Tribuna de Opinión

Juan Luis Vega

El Teatro de los sueños

TUVE la inmensa suerte de almorzar en varias ocasiones con la extraordinaria soprano vasca Ainhoa Arteta. Ella adora a Jerez y a su Teatro Villamarta. En uno de aquellos encuentros, donde llegó a cantarle a su pequeña hija –que siempre la acompañaba– una ensoñadora nana que a todos nos sobrecogió, le comenté la emoción que me había trasmitido su interpretación del papel de la cortesana Violeta Valéry, de ‘La Traviata’, la noche anterior en el Villamarta; una sensación que no había sentido cuando, solo unos meses antes, ella había cantado la misma obra de Verdi en el soberbio y gigantesco escenario del Teatro Maestranza, de Sevilla. Y entonces me respondió; “Es que una ópera como ‘La Traviata’, tan dramática, tan maravillosa, debe representarse en teatros como el tuyo. ¿Sabes por qué? Porque hay que sentir la muerte de Violeta, oír la respiración y a ella tosiendo de tuberculosis. Lo pone el guión”. “Mira –continuó– ‘La Traviata’ se estrenó en La Fenice, de Venecia, que es un teatro más pequeño que el Villamarta. Los macro-teatros, como el de la capital andaluza o el Metropolitan neoyorquino, son para grandes producciones, como ‘Turandot’, de Puccini, o la ‘Aida’, de Verdi, que lleva caballos con cuadrigas, camellos y a veces hasta elefantes; pero estas piezas tan románticas tienen que estar muy cercanas al público y los cantantes, no creas, también tienen que oír el latido de la gente, su corazón, su palpitar. Prefiero tu teatro, que además tiene una excelente acústica”.

Lo mismo le escuché decir hace unos días al maestro de la guitarra flamenca jerezana, el gran Manuel Morao, que ha recorrido por ahí medio mundo y actuado en los mejores teatros de Europa y de casi toda América. ¡Casi ná!

“El flamenco –me decía– no está hecho para las grandes masas; necesita trasmitir, sentir cómo al público se le pone la carne de gallina cuando ve retorcerse, de dolor, a una bailaora por seguiriyas. O cuando llora, emocionándose, con el rasgueo inmenso, con el toque de una guitarra por soleá”. “El Villamarta es el teatro medio ideal porque sirve para el cante, pero también para los espectáculos de baile, porque sus tablas, que son como cuerdas de guitarra, suenan a fantasía con solo tocarlas y un leve suspiro se escucha, igual de bien, en el patio de butacas y en la once a la veintitrés, niño, en el gallinero”.

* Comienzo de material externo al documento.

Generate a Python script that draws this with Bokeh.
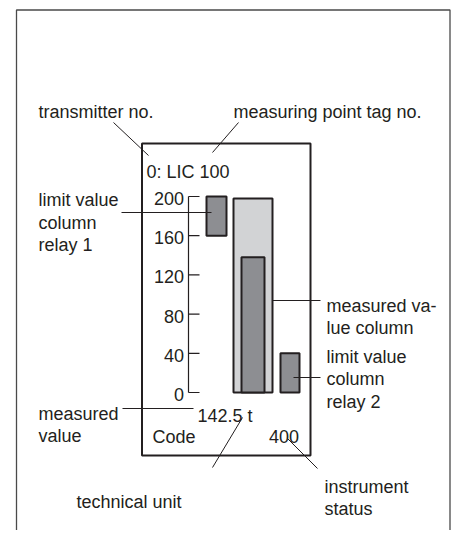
from bokeh.plotting import figure
from bokeh.models import Range1d
from bokeh.core.properties import value
from bokeh.embed import file_html
from bokeh.resources import INLINE

# ---- data ----
scale_ticks = [0, 40, 80, 120, 160, 200]
scale_labels = ["0", "40", "80", "120", "160", "200"]
relay1_range = [160, 200]          # limit value column relay 1
relay2_range = [0, 40]             # limit value column relay 2
column_full = 198                  # measured value column (background)
measured_level = 138               # measured value bar
tag_text = "0: LIC 100"
value_text = "142.5 t"
code_text = "Code"
status_text = "400"

# ---- layout helpers (reference pixel coordinates) ----
PX_PER_UNIT = 0.98
ZERO_Y = 392.0
def Y(py):
    return (ZERO_Y - py) / PX_PER_UNIT

W, H = 451, 530
p = figure(width=W, height=H, output_backend="svg", toolbar_location=None,
           x_range=Range1d(0, W), y_range=Range1d(Y(H), Y(0)),
           min_border=0, background_fill_color="white", border_fill_color="white")
p.axis.visible = False
p.grid.visible = False
p.outline_line_color = None

INK = "#231f20"
DARK = "#8d8e92"
LIGHT = "#d2d3d5"
FONT = value("Liberation Sans")
FS = value("18px")

# outer frame (open at the bottom of the picture)
p.line([16, 16, 449.5, 449.5], [Y(560), Y(9.5), Y(9.5), Y(560)], line_color="#4a4a4a", line_width=1.3)

# display box
p.quad(left=[141.5], right=[310], top=[Y(143)], bottom=[Y(455)], fill_color=None,
       line_color=INK, line_width=2)

# scale
AX = 188
p.segment(x0=[AX], y0=[scale_ticks[0]], x1=[AX], y1=[scale_ticks[-1]], line_color=INK, line_width=1.2)
p.segment(x0=[AX] * len(scale_ticks), y0=scale_ticks, x1=[199] * len(scale_ticks), y1=scale_ticks,
          line_color=INK, line_width=1.2)
p.text(x=[183.5] * len(scale_ticks), y=[t - 2.0 / PX_PER_UNIT for t in scale_ticks], text=scale_labels,
       text_align="right", text_baseline="alphabetic", text_font=FONT, text_font_size=FS, text_color=INK)

# bars
p.quad(left=[233], right=[272], bottom=[0], top=[column_full], fill_color=LIGHT, line_color=INK, line_width=2)
p.quad(left=[241], right=[264], bottom=[0], top=[measured_level], fill_color=DARK, line_color=INK, line_width=2)
p.quad(left=[206], right=[226], bottom=[relay1_range[0]], top=[relay1_range[1]], fill_color=DARK,
       line_color=INK, line_width=2)
p.quad(left=[280], right=[299], bottom=[relay2_range[0]], top=[relay2_range[1]], fill_color=DARK,
       line_color=INK, line_width=2)

# leader lines
lx0 = [113, 238, 121, 272, 293, 122, 242, 287]
ly0 = [122, 122, 212, 300, 377, 408, 417, 438]
lx1 = [148, 212, 211, 320, 320, 193, 212, 317]
ly1 = [155, 152, 212, 300, 377, 408, 467, 468]
p.segment(x0=lx0, y0=[Y(v) for v in ly0], x1=lx1, y1=[Y(v) for v in ly1], line_color=INK, line_width=1)

# texts (left aligned, baseline)
tx = [38, 233, 146,
      38, 38, 38,
      326, 326,
      326, 326, 326,
      38, 38,
      197, 152,
      76, 324, 324]
ty = [111, 111, 171,
      199, 222, 244,
      305, 327,
      356, 378, 401,
      413, 435,
      415, 436,
      501, 486, 508]
tt = ["transmitter no.", "measuring point tag no.", tag_text,
      "limit value", "column", "relay 1",
      "measured va-", "lue column",
      "limit value", "column", "relay 2",
      "measured", "value",
      value_text, code_text,
      "technical unit", "instrument", "status"]
p.text(x=tx, y=[Y(v) for v in ty], text=tt, text_align="left", text_baseline="alphabetic",
       text_font=FONT, text_font_size=FS, text_color=INK)
p.text(x=[298.5], y=[Y(436)], text=[status_text], text_align="right", text_baseline="alphabetic",
       text_font=FONT, text_font_size=FS, text_color=INK)

open("out.html", "w").write(file_html(p, INLINE))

Y ahora, ese teatro, coqueto y provinciano, pero portentoso para oír esas arias mágicas de la música universal –como hace unos días ocurrió, de nuevo, con ‘Otello’–, el templo sagrado del flamenco, que ha contemplado desde su reapertura, hace veinte años, la friolera de más de quinientos actuaciones, con los mejores artistas de nuestro viejo arte; el teatro símbolo del duende y de la jondura, del sentimiento; el centro del compás y de la bulería, se nos muere de tisis, como la pobre Violeta. Como se nos fueron Lola, la Paquera, Gades o, hace poco, Agujetas. El coliseo y el escenario que tantos y tantos artistas llenaron con sus voces divinas, con sus lamentos, con sus pies llenos de  poesía, una y otra noche, sin que los ‘doctores’ que rigen la cultura municipal, los responsables de la Fundación, ni siquiera se enteraran que venía tosiendo y vomitando sangre de dolor por los proscenios desde hacía ya varios años.

Un teatro del que surgieron, además de los más grandes genios jerezanos del flamenco, voces como las de nuestro admirado tenor Ismael Jordi, uno de los intérpretes más demandados, ahora mismo en Europa y que, vaya casualidad, en abril va a debutar en el mismísimo Teatro de La Fenice, en Venecia –donde comenzó toda la historia de ‘La Traviata’– su representación número cien en el rol de Alfredo Germont, el amante de canto prodigioso de la dama de las camelias. Todo gracias al Villamarta. 

El mismísimo Duomo de Milán ardería como Troya si alguien osara cerrar a su gran Teatro La Scala y lo mismo pasaría en Barcelona si algo le sucediera, de nuevo, a su querido Liceu. Porque de todos estos teatros públicos, que necesitan de subvención institucional para mantenerse, para subsistir, es de donde emana la verdadera cultura, el arte escénico, la fantasía, que también necesitamos cada uno de  nosotros, para poder sobrevivir, para seguir volando, soñando.